1. Fraser, George MacDonald: Flashman; Barrie & Jenkins, 1969
2. Burnes was a famous explorer of the remote regions of India and central Asia in the 1820s and 30s. His 1834 book, “Travels into Bokhara”, was a bestseller in England. He spoke Persian fluently, as well as Pashtan and several other dialects of Central Asia. Burnes was particularly hated by the local Afghans in Kabul, not only as a visible symbol of British occupation; but because he was very active with the local Afghan women. Burnes was not alone in “fraternizing” with Afghan women, who at least in Kabul were more-than-willing to engage in relations with the foreign conquerors. However, in a land where women were and still are routinely killed in “honor killings” for the mere suspicion of engaging in extramarital sex, and which is seen as a slur against the manhood of their male family members, this activity fanned the flames of hatred against the British and Burnes in particular.

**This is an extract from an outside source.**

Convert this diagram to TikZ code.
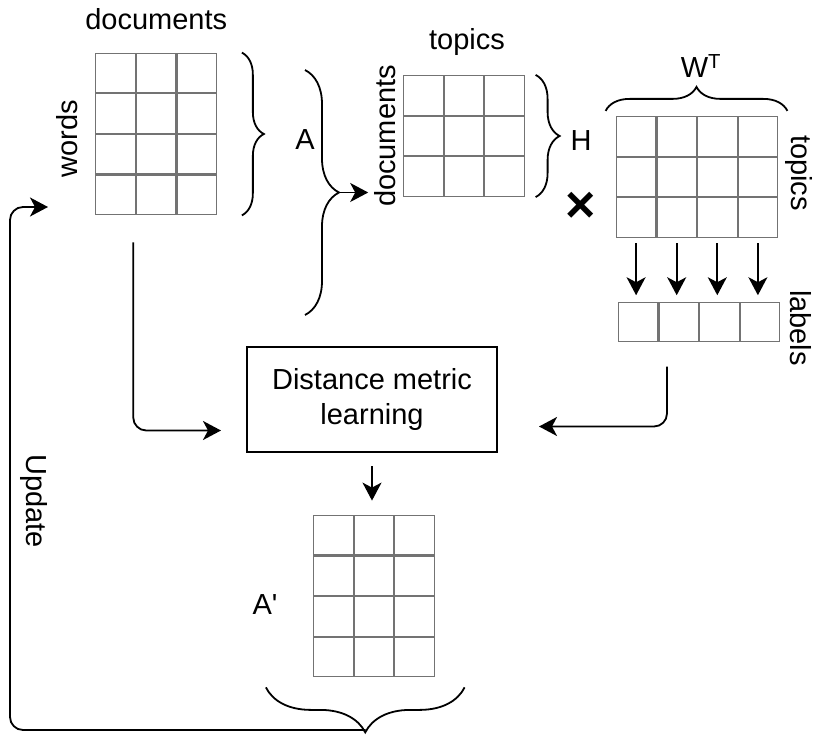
\documentclass[tikz,border=0pt]{standalone}
\usepackage{fontspec}
\setmainfont{Liberation Sans}
\usetikzlibrary{positioning, arrows.meta, matrix, decorations.pathreplacing}
\tikzset{
	x = 1pt,
	y = -1pt,
	font = \fontsize{29}{35}\selectfont,
	>={Stealth[length=18pt, width=19pt, inset=5pt]},
	cell/.style={
		draw=black,
		draw opacity=.55,
		line width=1.1pt,
		minimum size=39.5pt,
		inner sep=0pt,
		outer sep=0pt
	},
	grid/.style={
		matrix of nodes,
		nodes in empty cells,
		nodes={cell},
		column sep=0pt,
		row sep=0pt,
		inner sep=0pt
	},
	lbl/.style={inner sep=0pt},
	flow/.style={
		->,
		line width=1.8pt,
		rounded corners=13pt
	},
	brace/.style={
		decorate,
		decoration={brace, amplitude=#1},
		line width=1.8pt
	},
	process/.style={
		draw,
		line width=2pt,
		minimum width=250pt,
		minimum height=105pt,
		align=center
	}
}

\begin{document}
\begin{tikzpicture}
	\useasboundingbox (0,0) rectangle (814,735);

	% matrices
	\matrix (A) [grid] at (156.25,134) {& & \\ & & \\ & & \\ & & \\};
	\matrix (H) [grid] at (464,136) {& & \\ & & \\ & & \\};
	\matrix (W) [grid] at (697,177) {& & & \\ & & & \\ & & & \\};
	\matrix (L) [grid] at (699,322) {& & & \\};
	\matrix (Ap) [grid] at (374,596) {& & \\ & & \\ & & \\ & & \\};
	\node[process] (dml) at (372,399.5) {Distance metric\\learning};

	% labels
	\node[lbl] (docA) [above=23pt of A] {documents};
	\node[lbl, rotate=90, anchor=south] (words) at ([xshift=-17pt, yshift=-5pt]A.west) {words};
	\node[lbl] (Alab) at (305,140) {A};
	\node[lbl, rotate=90, anchor=south] (docH) at ([xshift=-7pt]H.west) {documents};
	\node[lbl, anchor=base] (topH) at ([xshift=3pt, yshift=25pt]H.north) {topics};
	\node[lbl] (Hlab) at (581,141) {H};
	\node[lbl, font=\fontsize{52}{52}\bfseries\selectfont] (times) at (581,207) {×};
	\node[lbl, anchor=base] (WT) at ([xshift=4pt, yshift=38pt]W.north) {W\textsuperscript{T}};
	\node[lbl, rotate=-90, anchor=base] (topW) at ([xshift=13pt, yshift=4pt]W.east) {topics};
	\node[lbl, rotate=-90, anchor=base] (labL) at ([xshift=10pt, yshift=-6pt]L.east) {labels};
	\node[lbl] (Aplab) at (265,605) {A\textquotesingle};
	\node[lbl, rotate=-90] (upd) at (34,501) {Update};

	% braces
	\draw[brace=22] ([xshift=24.5pt]A.north east) -- ([xshift=24.5pt]A.south east);
	\draw[brace=34] (305,70) -- (305,315);
	\draw[brace=24] ([xshift=10.5pt]H.north east) -- ([xshift=10.5pt]H.south east);
	\draw[brace=24] ([shift={(-10,-5)}]W.north west) -- ([shift={(9,-5)}]W.north east);
	\draw[brace=45] ([shift={(29.5,10)}]Ap.south east) -- ([shift={(-47,10)}]Ap.south west);

	% connectors
	\coordinate (bigtip) at (339,192.5);
	\coordinate (aptip) at (365.5,730);
	\coordinate (wordsin) at (48,207);
	\draw[flow, shorten >=6pt] (bigtip) -- (bigtip -| docH.north);
	\draw[flow] ([xshift=-23pt, yshift=-27pt]A.south) |- ([xshift=-25pt, yshift=-31pt]dml.west);
	\draw[flow] ([xshift=-32pt, yshift=-24pt]L.south) |- ([xshift=41pt, yshift=-27pt]dml.east);
	\foreach \j in {1,...,4}
		\draw[flow, shorten <=6pt, shorten >=7pt] (W-3-\j.south) -- (W-3-\j.south |- L-1-\j.north);
	\draw[flow, shorten <=13pt, shorten >=14pt] (dml.south) -- (dml.south |- Ap.north);
	\draw[flow] (aptip) -| (10,207) -- (wordsin);
\end{tikzpicture}
\end{document}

3. William Broadfoot was the brother of the more celebrated George Broadfoot ; who had gained a great reputation with the Afghans and was then serving with Sale’s Brigade at Jalalabad. George Broadfoot would himself die in battle 4 years later, in the First Sikh War.
4. Ferengi, the Arabic term for “foreigner”; deriving from the Persian word for “Franks”, or Europeans.
5. Eyre, Sir Vincent (1843). The Military Operations at Cabul: Which Ended in the Retreat and Destruction of the British Army, January 1842. With a Journal of Imprisonment in Affghanistan. John Murray. pp. 115–16.
6. Dalrymple, William (2013). Return of a King: The Battle for Afghanistan. Bloomsbury Publishing, p. 332
7. Macrory, Patrick: The Fierce Pawns; J.B. Lippincott Co., 1966; P. 208. The author is working off of the first-hand accounts of eye witnesses.